— begin SUPPLIED DATA —

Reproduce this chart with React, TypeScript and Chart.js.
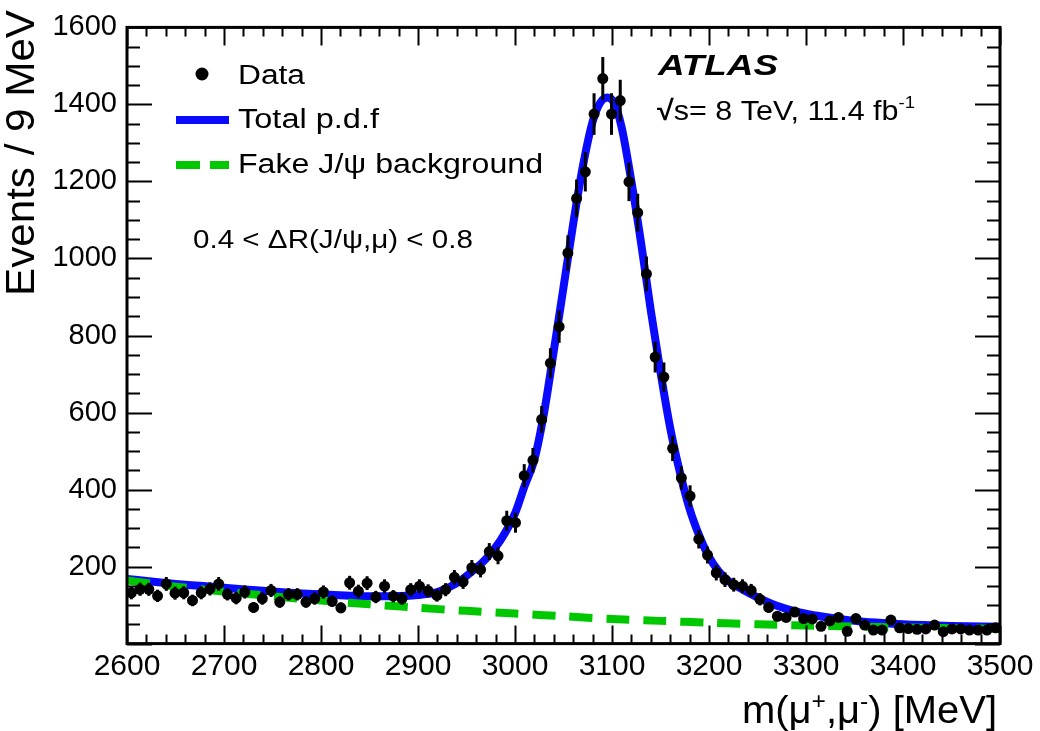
import React, { useEffect, useRef } from 'react';
import { Chart, registerables } from 'chart.js';

Chart.register(...registerables);

// Histogram definition (MeV)
const BIN_START = 2600;
const BIN_WIDTH = 9;

// Events per 9 MeV bin (100 bins, 2600-3500 MeV)
const dataCounts = [
  132, 141, 141, 124, 155, 131, 132, 112, 132, 142,
  155, 128, 118, 134, 94, 117, 138, 108, 128, 128,
  108, 117, 134, 110, 93, 158, 136, 157, 121, 149,
  123, 117, 140, 149, 137, 125, 140, 172, 160, 197,
  192, 239, 228, 319, 314, 436, 476, 582, 728, 823,
  1014, 1156, 1225, 1375, 1467, 1375, 1410, 1199, 1119, 960,
  744, 692, 507, 430, 383, 271, 230, 184, 166, 153,
  149, 138, 115, 94, 71, 68, 82, 65, 64, 45,
  59, 68, 32, 65, 48, 35, 35, 61, 41, 39,
  37, 38, 48, 31, 38, 38, 35, 35, 35, 41,
];

// Vertical error bar half-lengths for each bin
const dataErrors = [
  17, 17, 17, 16, 18, 17, 17, 15, 17, 17,
  18, 16, 16, 17, 14, 16, 17, 15, 16, 16,
  15, 16, 17, 15, 14, 18, 17, 18, 16, 18,
  16, 16, 17, 18, 17, 16, 17, 19, 18, 20,
  20, 22, 22, 26, 26, 30, 32, 35, 39, 42,
  46, 49, 51, 54, 56, 54, 54, 50, 49, 45,
  40, 38, 33, 30, 28, 24, 22, 20, 19, 18,
  18, 17, 16, 14, 12, 12, 13, 12, 12, 10,
  11, 12, 8, 12, 10, 9, 9, 11, 9, 9,
  9, 9, 10, 8, 9, 9, 9, 9, 9, 9,
];

// Total p.d.f curve
const totalPdfX = [
  2600, 2625, 2650, 2675, 2700, 2725, 2750, 2775, 2800, 2825,
  2850, 2875, 2900, 2920, 2940, 2955, 2970, 2985, 3000, 3010,
  3020, 3030, 3040, 3050, 3060, 3070, 3080, 3088, 3095, 3102,
  3110, 3120, 3130, 3140, 3150, 3160, 3170, 3180, 3190, 3200,
  3210, 3220, 3235, 3250, 3270, 3290, 3310, 3330, 3350, 3375,
  3400, 3450, 3500,
];
const totalPdfY = [
  168, 161, 155, 150, 145, 140, 135, 131, 128, 125,
  123, 123, 126, 134, 157, 186, 220, 268, 338, 410,
  478, 600, 760, 925, 1090, 1240, 1355, 1405, 1418, 1405,
  1340, 1200, 1040, 865, 705, 560, 445, 350, 280, 225,
  188, 163, 140, 120, 98, 83, 73, 65, 59, 54,
  50, 46, 44,
];

// Fake J/psi background curve
const bkgX = [
  2600, 2650, 2700, 2750, 2800, 2850, 2900, 2950, 3000, 3050,
  3100, 3150, 3200, 3250, 3300, 3350, 3400, 3450, 3500,
];
const bkgY = [
  164, 148, 135, 123, 112, 102, 93, 85, 78, 71,
  64, 59, 54, 50, 47, 44, 42, 40, 38,
];

// Tick labels
const xTickValues = [2600, 2700, 2800, 2900, 3000, 3100, 3200, 3300, 3400, 3500];
const yTickValues = [0, 200, 400, 600, 800, 1000, 1200, 1400, 1600];

const FONT = '"Liberation Sans", Arial, Helvetica, sans-serif';
const BLUE = '#0a0aff';
const GREEN = '#00c800';

type Part = { text: string; size: number; weight?: string; style?: string; dy?: number };

function partFont(p: Part) {
  return `${p.style || 'normal'} ${p.weight || 'normal'} ${p.size}px ${FONT}`;
}

// draw a run of text parts, stretched to a target width; (x, y) = left baseline
function drawRun(ctx: CanvasRenderingContext2D, parts: Part[], x: number, y: number, targetWidth: number, align: 'left' | 'right' = 'left') {
  ctx.save();
  let natural = 0;
  const widths = parts.map((p) => {
    ctx.font = partFont(p);
    const w = ctx.measureText(p.text).width;
    natural += w;
    return w;
  });
  const sx = targetWidth / natural;
  const startX = align === 'right' ? x - targetWidth : x;
  ctx.translate(startX, y);
  ctx.scale(sx, 1);
  ctx.fillStyle = '#000';
  ctx.textAlign = 'left';
  ctx.textBaseline = 'alphabetic';
  let cx = 0;
  parts.forEach((p, i) => {
    ctx.font = partFont(p);
    ctx.fillText(p.text, cx, p.dy || 0);
    cx += widths[i];
  });
  ctx.restore();
}

export default function App() {
  const ref = useRef<HTMLCanvasElement>(null);

  useEffect(() => {
    document.body.style.margin = '0';
    const canvas = ref.current;
    if (!canvas) return;

    const dataPoints = dataCounts.map((v, i) => ({ x: BIN_START + BIN_WIDTH * (i + 0.5), y: v }));
    const pdfPoints = totalPdfX.map((x, i) => ({ x, y: totalPdfY[i] }));
    const bkgPoints = bkgX.map((x, i) => ({ x, y: bkgY[i] }));

    const errorBars = {
      id: 'errorBars',
      beforeDatasetDraw(chart: any, args: any) {
        if (args.index !== 0) return;
        const ctx = chart.ctx as CanvasRenderingContext2D;
        const xs = chart.scales.x;
        const ys = chart.scales.y;
        ctx.save();
        ctx.strokeStyle = '#000';
        ctx.lineWidth = 3;
        dataPoints.forEach((p, i) => {
          const px = xs.getPixelForValue(p.x);
          ctx.beginPath();
          ctx.moveTo(px, ys.getPixelForValue(p.y - dataErrors[i]));
          ctx.lineTo(px, ys.getPixelForValue(p.y + dataErrors[i]));
          ctx.stroke();
        });
        ctx.restore();
      },
    };

    const frame = {
      id: 'frame',
      afterDraw(chart: any) {
        const ctx = chart.ctx as CanvasRenderingContext2D;
        const { left, right, top, bottom } = chart.chartArea;
        const xs = chart.scales.x;
        const ys = chart.scales.y;
        ctx.save();
        ctx.strokeStyle = '#000';
        ctx.lineWidth = 2;
        ctx.beginPath();
        for (let v = 2600; v <= 3500; v += 20) {
          const px = Math.round(xs.getPixelForValue(v)) + 0.5;
          const len = v % 100 === 0 ? 18 : 9;
          ctx.moveTo(px, bottom);
          ctx.lineTo(px, bottom - len);
          ctx.moveTo(px, top);
          ctx.lineTo(px, top + len);
        }
        for (let v = 0; v <= 1600; v += 50) {
          const py = Math.round(ys.getPixelForValue(v)) + 0.5;
          const len = v % 200 === 0 ? 25 : 13;
          ctx.moveTo(left, py);
          ctx.lineTo(left + len, py);
          ctx.moveTo(right, py);
          ctx.lineTo(right - len, py);
        }
        ctx.stroke();
        ctx.lineWidth = 3;
        ctx.strokeRect(left, top, right - left, bottom - top);

        // Legend
        ctx.fillStyle = '#000';
        ctx.beginPath();
        ctx.arc(202, 74, 6.5, 0, Math.PI * 2);
        ctx.fill();
        drawRun(ctx, [{ text: 'Data', size: 27 }], 238, 84, 67);

        ctx.fillStyle = BLUE;
        ctx.fillRect(176, 116, 53, 8);
        drawRun(ctx, [{ text: 'Total p.d.f', size: 27 }], 238, 128, 141);

        ctx.fillStyle = GREEN;
        ctx.fillRect(176, 161, 24, 8);
        ctx.fillRect(210, 161, 19, 8);
        drawRun(ctx, [{ text: 'Fake J/\u03c8 background', size: 27 }], 238, 173, 305);

        drawRun(ctx, [{ text: '0.4 < \u0394R(J/\u03c8,\u03bc) < 0.8', size: 25 }], 193, 248, 280);

        // ATLAS label
        drawRun(ctx, [{ text: 'ATLAS', size: 29, weight: 'bold', style: 'italic' }], 658, 75, 120);
        drawRun(
          ctx,
          [
            { text: '\u221a', size: 28, weight: 'bold' },
            { text: 's= 8 TeV, 11.4 fb', size: 28 },
            { text: '-1', size: 17, dy: -12 },
          ],
          657,
          120,
          258,
        );

        // Axis titles
        drawRun(
          ctx,
          [
            { text: 'm(\u03bc', size: 39 },
            { text: '+', size: 24, dy: -14 },
            { text: ',\u03bc', size: 39 },
            { text: '-', size: 24, dy: -14 },
            { text: ') [MeV]', size: 39 },
          ],
          997,
          723,
          255,
          'right',
        );

        ctx.save();
        ctx.translate(34, 296);
        ctx.rotate(-Math.PI / 2);
        drawRun(ctx, [{ text: 'Events / 9 MeV', size: 40 }], 0, 0, 286);
        ctx.restore();

        ctx.restore();
      },
    };

    const chart = new Chart(canvas, {
      type: 'scatter',
      data: {
        datasets: [
          {
            label: 'Data',
            data: dataPoints,
            backgroundColor: '#000',
            borderColor: '#000',
            pointRadius: 5.5,
            pointBorderWidth: 0,
            showLine: false,
            order: 0,
          },
          {
            label: 'Fake J/\u03c8 background',
            data: bkgPoints,
            borderColor: GREEN,
            borderWidth: 8,
            borderDash: [23, 14],
            borderCapStyle: 'butt',
            pointRadius: 0,
            showLine: true,
            tension: 0.3,
            order: 1,
          },
          {
            label: 'Total p.d.f',
            data: pdfPoints,
            borderColor: BLUE,
            borderWidth: 8,
            pointRadius: 0,
            showLine: true,
            cubicInterpolationMode: 'monotone',
            order: 2,
          },
        ],
      },
      options: {
        animation: false,
        responsive: false,
        layout: { padding: { left: 0, right: 40, top: 23, bottom: 0 } },
        plugins: {
          legend: { display: false },
          tooltip: { enabled: false },
        },
        scales: {
          x: {
            type: 'linear',
            min: 2600,
            max: 3500,
            afterBuildTicks: (s: any) => {
              s.ticks = xTickValues.map((v) => ({ value: v }));
            },
            afterFit: (s: any) => {
              s.height = 87.4;
            },
            grid: { display: false, drawTicks: false },
            border: { display: false },
            ticks: {
              font: { family: FONT, size: 30 },
              color: '#000',
              padding: 5,
              maxRotation: 0,
              autoSkip: false,
              callback: (v: any) => String(v),
            },
          },
          y: {
            type: 'linear',
            min: 0,
            max: 1600,
            afterBuildTicks: (s: any) => {
              s.ticks = yTickValues.map((v) => ({ value: v }));
            },
            afterFit: (s: any) => {
              s.width = 127;
            },
            grid: { display: false, drawTicks: false },
            border: { display: false },
            ticks: {
              font: { family: FONT, size: 29 },
              color: '#000',
              padding: 10,
              autoSkip: false,
              callback: (v: any) => (v === 0 ? '' : String(v)),
            },
          },
        },
      },
      plugins: [errorBars, frame],
    } as any);

    return () => chart.destroy();
  }, []);

  return (
    <div style={{ width: 1040, height: 731, position: 'relative', background: '#fff' }}>
      <canvas ref={ref} width={1040} height={731} style={{ width: 1040, height: 731, display: 'block' }} />
    </div>
  );
}
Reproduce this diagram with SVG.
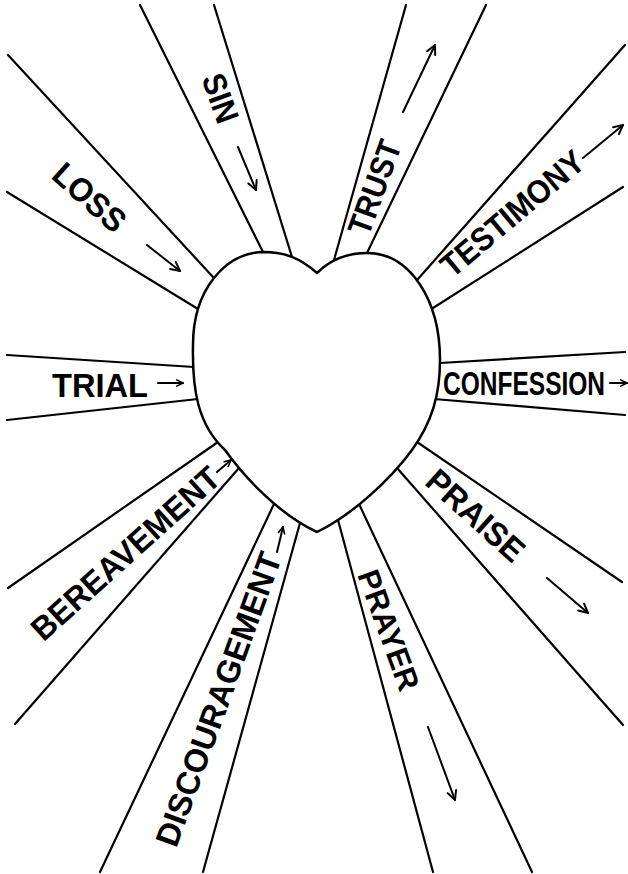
<svg xmlns="http://www.w3.org/2000/svg" width="628" height="874" viewBox="0 0 628 874">
<defs>
<style>
.ray{stroke:#000;stroke-width:2.2;fill:none;stroke-linecap:round}
.arr{stroke:#000;stroke-width:2;fill:none;stroke-linecap:round}
.big{marker-end:url(#ahBig)}
.sm{marker-end:url(#ahSm)}
.lbl{font-family:"Liberation Sans","DejaVu Sans",Arial,sans-serif;font-weight:bold;font-size:33px;fill:#000}
.heart{fill:#fff;stroke:#000;stroke-width:2.5;stroke-linejoin:round}
</style>
<marker id="ahBig" viewBox="0 0 12 12" refX="11" refY="6" markerWidth="12" markerHeight="12" markerUnits="userSpaceOnUse" orient="auto">
<path d="M2,1.5 L11,6 L2,10.5" fill="none" stroke="#000" stroke-width="2" stroke-linecap="round" stroke-linejoin="round"/>
</marker>
<marker id="ahSm" viewBox="0 0 10 10" refX="9" refY="5" markerWidth="9" markerHeight="9" markerUnits="userSpaceOnUse" orient="auto">
<path d="M2,1.5 L9,5 L2,8.5" fill="none" stroke="#000" stroke-width="1.8" stroke-linecap="round" stroke-linejoin="round"/>
</marker>
</defs>
<rect width="628" height="874" fill="#fff"/>

<g id="rays">
<g id="loss">
<line class="ray" x1="8" y1="55" x2="213" y2="277"/>
<line class="ray" x1="7" y1="192" x2="198" y2="309"/>
<text class="lbl" transform="translate(90,197) rotate(42)" x="0" y="12" text-anchor="middle" textLength="86" lengthAdjust="spacingAndGlyphs">LOSS</text>
<line class="arr big" x1="147" y1="245" x2="180" y2="271"/>
</g>
<g id="sin">
<line class="ray" x1="140" y1="5" x2="263" y2="252"/>
<line class="ray" x1="214" y1="5" x2="292" y2="257"/>
<text class="lbl" transform="translate(221,98) rotate(70)" x="0" y="12" text-anchor="middle" textLength="50" lengthAdjust="spacingAndGlyphs">SIN</text>
<line class="arr big" x1="238" y1="147" x2="256" y2="190"/>
</g>
<g id="trust">
<line class="ray" x1="406" y1="5" x2="334" y2="260"/>
<line class="ray" x1="486" y1="5" x2="367" y2="253"/>
<text class="lbl" transform="translate(374,187) rotate(-70)" x="0" y="12" text-anchor="middle" textLength="98" lengthAdjust="spacingAndGlyphs">TRUST</text>
<line class="arr big" x1="403" y1="112" x2="435" y2="45"/>
</g>
<g id="testimony">
<line class="ray" x1="625" y1="45" x2="418" y2="279"/>
<line class="ray" x1="623" y1="187" x2="433" y2="308"/>
<text class="lbl" transform="translate(512,213) rotate(-40)" x="0" y="12" text-anchor="middle" textLength="176" lengthAdjust="spacingAndGlyphs">TESTIMONY</text>
<line class="arr big" x1="583" y1="158" x2="623" y2="125"/>
</g>
<g id="trial">
<line class="ray" x1="7" y1="355" x2="194" y2="367"/>
<line class="ray" x1="7" y1="420" x2="198" y2="399"/>
<text class="lbl" x="52" y="397" textLength="96" lengthAdjust="spacingAndGlyphs">TRIAL</text>
<line class="arr sm" x1="158" y1="383" x2="183" y2="383"/>
</g>
<g id="confession">
<line class="ray" x1="625" y1="352" x2="440" y2="363"/>
<line class="ray" x1="625" y1="415" x2="434" y2="399"/>
<text class="lbl" transform="translate(443,395) scale(0.743,1)" x="0" y="0">CONFESSION</text>
<line class="arr sm" x1="610" y1="383" x2="627" y2="383"/>
</g>
<g id="praise">
<line class="ray" x1="622" y1="582" x2="417" y2="442"/>
<line class="ray" x1="623" y1="725" x2="397" y2="468"/>
<text class="lbl" transform="translate(476,515) rotate(42)" x="0" y="12" text-anchor="middle" textLength="120" lengthAdjust="spacingAndGlyphs">PRAISE</text>
<line class="arr big" x1="547" y1="578" x2="588" y2="613"/>
</g>
<g id="prayer">
<line class="ray" x1="338" y1="520" x2="433" y2="872"/>
<line class="ray" x1="359" y1="504" x2="532" y2="872"/>
<text class="lbl" transform="translate(389,630) rotate(70)" x="0" y="11" text-anchor="middle" textLength="126" lengthAdjust="spacingAndGlyphs" style="font-size:31px">PRAYER</text>
<line class="arr big" x1="428" y1="727" x2="455" y2="800"/>
</g>
<g id="discouragement">
<line class="ray" x1="274" y1="504" x2="100" y2="872"/>
<line class="ray" x1="300" y1="523" x2="203" y2="872"/>
<text class="lbl" transform="translate(218,699) rotate(-70)" x="0" y="12" text-anchor="middle" textLength="310" lengthAdjust="spacingAndGlyphs">DISCOURAGEMENT</text>
<line class="arr sm" x1="277" y1="552" x2="283" y2="527"/>
</g>
<g id="bereavement">
<line class="ray" x1="218" y1="442" x2="8" y2="588"/>
<line class="ray" x1="239" y1="468" x2="15" y2="724"/>
<text class="lbl" transform="translate(125,553) rotate(-42)" x="0" y="12" text-anchor="middle" textLength="241" lengthAdjust="spacingAndGlyphs">BEREAVEMENT</text>
<line class="arr sm" x1="217" y1="472" x2="231" y2="460"/>
</g>
</g>

<g id="heart">
<path class="heart" d="M317,273 C300,258 285,252 263,252 C225,253 193,290 193,345 C192,390 198,425 225,450 C245,478 280,515 317,532 C352,515 390,480 412,450 C432,422 440,395 440,360 C440,300 410,253 367,253 C345,253 330,260 317,273 Z"/>
</g>
</svg>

— end SUPPLIED DATA —

● PROBLEM REQUIREMENTS:
Show the lines of the data that hold the word "this".

● RESULT OF THE TASK:
Reproduce this chart with React, TypeScript and Chart.js.
Reproduce this diagram with SVG.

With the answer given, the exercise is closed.